A sua morte é triste porque é a sua morte. E porque é também dos seus amigos. E ainda triste porque dela se despega um travo a ocaso – o ocaso daquela Europa feita de cafés e passeios a pé de que fala Steiner, que é ideia humanista, e se prende com a noção de que o que realmente vale a pena só se alcança ao cabo de muitas tribulações, de muito trabalho penoso, de rasuras e recuos, de paciência itacense, de estoicismo, de alguns triunfos e incontáveis fracassos. Mas essa ideia carece de uma vivência do tempo mais vagarosa, e os europeus estão cada vez menos dispostos a esperar. Exigimos que nos digam qual é a próxima pedra no edifício da União Europeia, se amanhã teremos eurobonds e mutualização das dívidas soberanas, que nos digam ao certo para onde vamos, como vai ser o futuro. Esquecemos que a União Europeia é uma singularidade histórico-política, sem modelo prévio, sem precedente; que a UE, e a ideia mesma de Europa, é uma construção dos europeus e não alguma essência que emane da geografia ou decorra de medievos contratos nupciais. Se a União Europeia fosse um género literário, não seria um romance, tal a secura do enredo, a escassez de personagens; nem seria um poema, não obstante as aproximações de Victor Hugo, Lamartine e alguns outros; nem seria um texto dramatúrgico, porque não induz catarses, nem o riso reparador. A União Europeia é um ensaio, como bem intuía Vasco: um género que procede por apalpação, que serpenteia, que digressa, que vai à experiência. E no entanto move-se.

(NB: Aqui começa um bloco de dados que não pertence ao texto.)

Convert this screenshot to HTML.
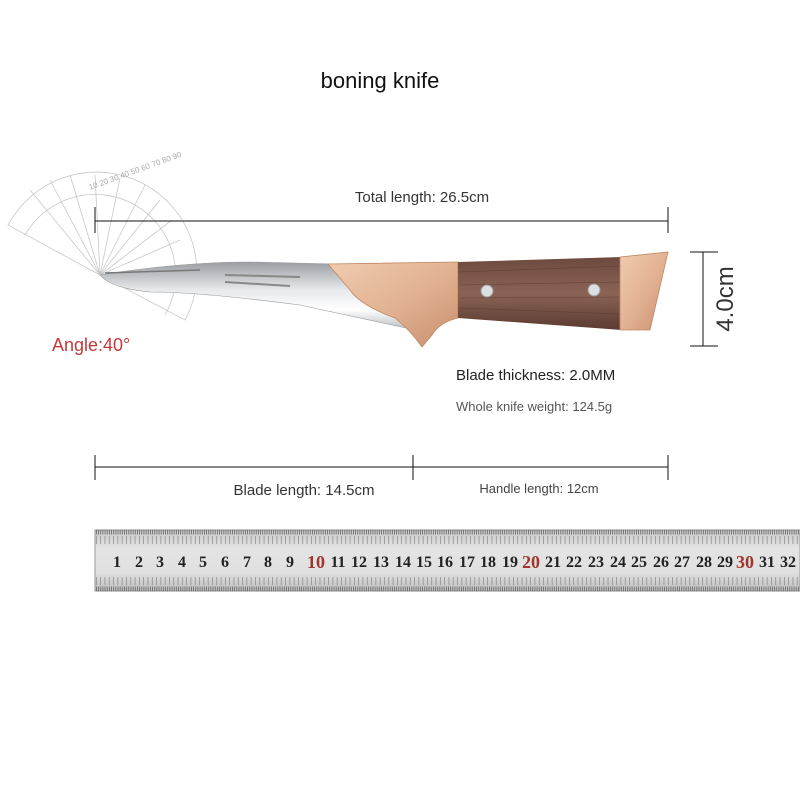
<!DOCTYPE html>
<html><head><style>
body{margin:0;background:#fff;}
svg{display:block;font-family:"Liberation Sans",sans-serif;}
</style></head><body>
<svg width="800" height="800" viewBox="0 0 800 800" xmlns="http://www.w3.org/2000/svg">
<defs>
<linearGradient id="bl" x1="0" y1="0" x2="0" y2="1">
<stop offset="0" stop-color="#9a9ea3"/><stop offset="0.4" stop-color="#e6e8ea"/><stop offset="0.7" stop-color="#ffffff"/><stop offset="1" stop-color="#b8bcc0"/></linearGradient>
<linearGradient id="wd" x1="0" y1="0" x2="0" y2="1">
<stop offset="0" stop-color="#6d4a3e"/><stop offset="0.5" stop-color="#8a6355"/><stop offset="1" stop-color="#5a3a30"/></linearGradient>
<linearGradient id="cu" x1="0" y1="0" x2="1" y2="1">
<stop offset="0" stop-color="#f0cbb0"/><stop offset="0.5" stop-color="#e2b393"/><stop offset="1" stop-color="#c88f6d"/></linearGradient>
<linearGradient id="rl" x1="0" y1="0" x2="0" y2="1">
<stop offset="0" stop-color="#c8c8c8"/><stop offset="0.3" stop-color="#e4e4e4"/><stop offset="0.7" stop-color="#e0e0e0"/><stop offset="1" stop-color="#bdbdbd"/></linearGradient>
</defs>
<text x="380" y="88" font-size="22" text-anchor="middle" fill="#111">boning knife</text>

<g stroke="#c8c8c8" fill="none" stroke-width="0.8">
<path d="M100,275 L8,225 A100,100 0 0 1 185,320 Z"/>
<path d="M25,235 A80,80 0 0 1 165,315"/>
<path d="M100,275 L30,190 M100,275 L70,175 M100,275 L120,178 M100,275 L160,200 M100,275 L180,240 M100,275 L185,290 M100,275 L50,180 M100,275 L95,175 M100,275 L145,185 M100,275 L172,220 M100,275 L185,270"/>
</g>
<text x="90" y="190" font-size="8" fill="#aaa" transform="rotate(-20 90 190)">10 20 30 40 50 60 70 80 90</text>

<g stroke="#111" stroke-width="1">
<line x1="95" y1="221" x2="668" y2="221"/>
<line x1="95" y1="207" x2="95" y2="233"/>
<line x1="668" y1="207" x2="668" y2="233"/>
<line x1="95" y1="467" x2="668" y2="467"/>
<line x1="95" y1="455" x2="95" y2="480"/>
<line x1="413" y1="455" x2="413" y2="480"/>
<line x1="668" y1="455" x2="668" y2="480"/>
<line x1="703" y1="252" x2="703" y2="346"/>
<line x1="690" y1="252" x2="718" y2="252"/>
<line x1="690" y1="346" x2="718" y2="346"/>
</g>
<text x="422" y="202" font-size="15" text-anchor="middle" fill="#333">Total length: 26.5cm</text>
<text x="304" y="495" font-size="15" text-anchor="middle" fill="#333">Blade length: 14.5cm</text>
<text x="539" y="493" font-size="13" text-anchor="middle" fill="#444">Handle length: 12cm</text>
<text x="456" y="380" font-size="15" fill="#222">Blade thickness: 2.0MM</text>
<text x="456" y="411" font-size="13" fill="#555">Whole knife weight: 124.5g</text>
<text x="52" y="351" font-size="18" fill="#c0393b">Angle:40°</text>
<text x="0" y="0" font-size="24" fill="#333" transform="translate(733,299) rotate(-90)" text-anchor="middle">4.0cm</text>

<path d="M100,275 Q180,262 250,262 L335,264 Q340,290 410,320 L415,330 Q360,318 300,305 Q200,292 150,292 Q110,288 100,275 Z" fill="url(#bl)" stroke="#999" stroke-width="0.6"/>
<path d="M105,273 L200,270" stroke="#777" stroke-width="1.5"/>
<path d="M225,275 L300,277 M225,282 L290,286" stroke="#888" stroke-width="2"/>
<path d="M328,264 L458,262 L458,318 Q440,322 432,335 L422,347 Q410,330 395,318 Q360,305 350,290 Z" fill="url(#cu)" stroke="#c08660" stroke-width="0.8"/>
<path d="M458,262 L622,257 L622,330 L458,318 Z" fill="url(#wd)"/>
<g stroke="#4f3228" stroke-width="0.6" opacity="0.6">
<path d="M460,272 L620,266 M460,285 L620,282 M460,298 L620,297 M460,308 L620,314"/>
</g>
<circle cx="487" cy="291" r="6" fill="#dde0e3" stroke="#999"/>
<circle cx="594" cy="290" r="6" fill="#dde0e3" stroke="#999"/>
<path d="M620,257 L668,252 L650,330 L620,330 Z" fill="url(#cu)" stroke="#c08660" stroke-width="0.8"/>

<rect x="95" y="530" width="705" height="61" fill="url(#rl)" stroke="#999"/>
<path d="M96,532 H800 M96,589 H800" stroke="#666" stroke-width="5" stroke-dasharray="0.8 1.36"/>
<path d="M96,540 H800 M96,581 H800" stroke="#888" stroke-width="8" stroke-dasharray="0.7 3.6"/>
<g font-family="Liberation Serif" font-size="16" font-weight="bold" fill="#222" text-anchor="middle">
<text x="117" y="567">1</text><text x="139" y="567">2</text><text x="160" y="567">3</text><text x="182" y="567">4</text><text x="203" y="567">5</text><text x="225" y="567">6</text><text x="247" y="567">7</text><text x="268" y="567">8</text><text x="290" y="567">9</text><text x="316" y="568" fill="#a0352e" font-size="18">10</text><text x="338" y="567">11</text><text x="359" y="567">12</text><text x="381" y="567">13</text><text x="403" y="567">14</text><text x="424" y="567">15</text><text x="445" y="567">16</text><text x="467" y="567">17</text><text x="488" y="567">18</text><text x="510" y="567">19</text><text x="531" y="568" fill="#a0352e" font-size="18">20</text><text x="553" y="567">21</text><text x="574" y="567">22</text><text x="596" y="567">23</text><text x="618" y="567">24</text><text x="639" y="567">25</text><text x="661" y="567">26</text><text x="682" y="567">27</text><text x="704" y="567">28</text><text x="725" y="567">29</text><text x="745" y="568" fill="#a0352e" font-size="18">30</text><text x="767" y="567">31</text><text x="788" y="567">32</text>
</g>
</svg>
</body></html>
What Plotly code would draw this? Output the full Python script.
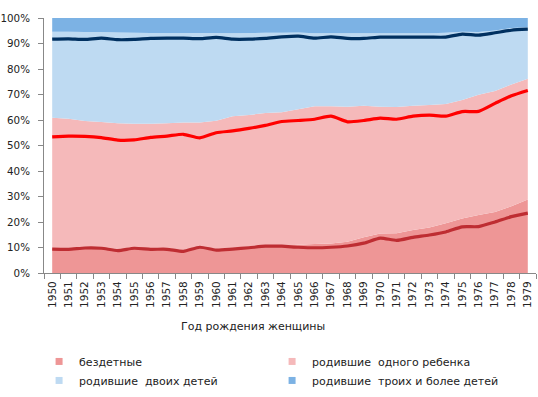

Pertencemos à Europa pela herança cultural comum. E pelos horrores comuns. O peso dela é tremendo. A consciência desse peso é dolorosa. Mas uma herança beneficia os herdeiros, contanto que estes não a desbaratem. É por Homero, Shakespeare, Bach, Picasso ou Pessoa que pertencemos à Europa. É neles que estamos em casa. Mesmo que as paredes nos pareçam outras, ou que nem as vejamos. Vasco Graça Moura outra coisa não fez senão recordar-nos isso. No mais, “qual vida, a vida é breve/ e não vale um poema, ou só o vale se transformada nele”.

Nota: citados entre aspas, versos de Vasco Graça Moura (Poesia Reunida, Lisboa, Quetzal, 2012, 2 vols.)